I'm training a DeeplabV3+ for semantic segmentation of remote sensing images. I build the model after the keras tutorial ( https://keras.io/examples/vision/deeplabv3_plus/ ) and it works fine when I use a Focal loss (predefined in Keras/tf) for the training. The masks are one-hot encoded and in the form of (batch size, height, width, channels). In the next stept I wanted to test the Dice loss (I implemented this after Correct Implementation of Dice Loss in Tensorflow / Keras ), which also seemed to work fine but led to a lower IoU. This is how I implemented the loss and trained the model:
import numpy as np
import tensorflow as tf
from tensorflow.keras import backend as K
def dice_coef(y_true, y_pred, smooth=100): # calculate the dice coeffient for one class
y_true_f = K.flatten(y_true)
y_pred_f = K.flatten(y_pred)
intersection = K.sum(y_true_f * y_pred_f)
dice = (2. * intersection + smooth) / (K.sum(y_true_f) + K.sum(y_pred_f) + smooth)
return dice
def dice_coef_loss(y_true, y_pred, smooth=100):
return -dice_coef(y_true, y_pred, smooth) # turn the dice coeffient into a loss
#compute the dice coefficent for multiple classes and calculate a simple average
def dice_coef_multilabel(y_true, y_pred, M=10, smooth=100):
dice = 0
for index in range(M): #M is the number of classes
dice += dice_coef(y_true[:,:,:,index], y_pred[:,:,:,index], smooth)
return dice/M
def dice_coef_multi_loss(y_true, y_pred, M=number_classes, smooth=100):
return -dice_coef_multilabel(y_true, y_pred, M=number_classes, smooth=100)
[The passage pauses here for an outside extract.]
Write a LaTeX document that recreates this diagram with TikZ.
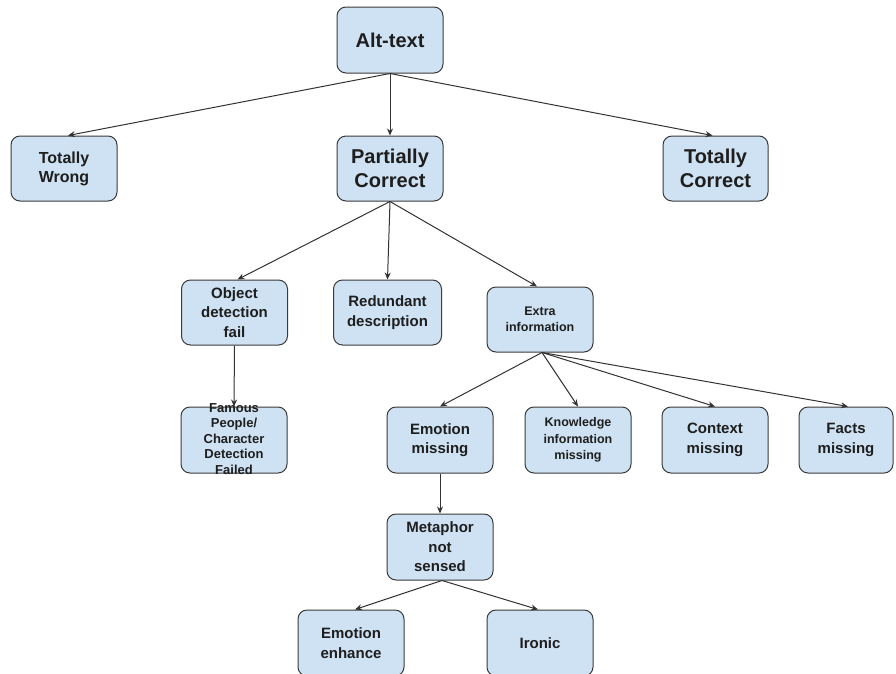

from Seg_Models_own import DeeplabV3Plus
DeeplabV3Plus = DeeplabV3Plus(image_size=256,image_channels = 4, num_classes= 10)
DeeplabV3Plus.compile(optimizer = Adam(learning_rate = 1e-4), loss =dice_coef_multi_loss,metrics= ['categorical_accuracy',tf.keras.metrics.MeanIoU(num_classes=10,sparse_y_true=False, sparse_y_pred=False)])
history2 = DeeplabV3Plus.fit(train_img_gen, # use a generator to get the training data
steps_per_epoch = steps_per_epoch,
epochs = 35,
verbose = 2,
validation_data = val_img_gen, # use a generator to get the validation data
validation_steps = val_steps_per_epoch,
batch_size= 64)
I'd like to combine the Focal loss with the Dice loss, since it could improve the performance of the model. I tried to combine the losses like this (and in a few similar ways):
def dice_coef_multi_loss(y_true, y_pred, M=10, smooth=100):
return -dice_coef_multilabel(y_true, y_pred, M=10, smooth=100)+ tf.keras.losses.CategoricalFocalCrossentropy(y_true, y_pred)
But unfortunately I always receive the following error:
"TypeError: Failed to convert elements of <keras.src.losses.CategoricalFocalCrossentropy object at 0x7f8ec02546d0>
to Tensor. Consider casting elements to a supported type. See https://www.tensorflow.org/api_docs/python/tf/dtypes for supported TF dtypes
."
I also tried to cast the datatype of the losses and y_true,y_test
to float32
. What am i missing here? I thought each loss returns a single number and the addition is straightforward... Do I have to implement the Focal loss (similar to the Dice loss) in my script too? I'm thrilled to read what you think about it!
see above, where I explained the whole problem